The game is really just more of a refinement of SimCity 3000, which was a refinement of SimCity 2000, which was a refinement of the original game. And each time they make a new iteration of the game, they pile on more stuff to do and to manage, which is fine for the really hardcore city manager types, but kind of overwhelming for a neophyte. Heck, it was a lot for me to handle, and I’m an old hand at Simming around.
However, there were two things in particular that I did think were kind of neat about this game. First was that if you had a copy of The Sims on your computer, you could have one of your Sims from that game move into your city and tell you what he or she thinks of it. Then you kind follow what they do throughout the days and such. Kind of an interesting crossover.

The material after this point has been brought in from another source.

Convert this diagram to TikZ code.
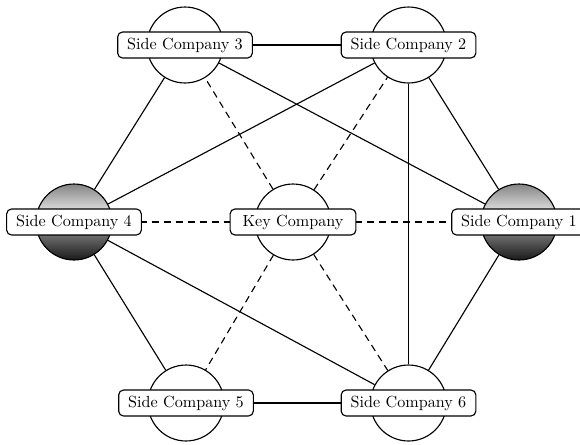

The other thing, though, is the inclusion of Rush Hour. Rush Hour is essentially an expansion to the base SimCity 4 game that allows you as mayor to drive around your city to do silly little missions. The missions are pretty lame, and the vehicles are pretty well uncontrollable, but it kind of gives you some insight into how brilliantly or, in my case, how poorly the roads in your fair city are laid out.
There was just so much to do in this game that after about a dozen or so hours into it, tweaking the settings for the trash, the water, the police, the education system, zoning for more properties, poring over traffic density maps, stomping out fires, and so on, I just kind of got a case of ‘minutiae overload’ and I put the game up on the shelf in indefinite hiatus.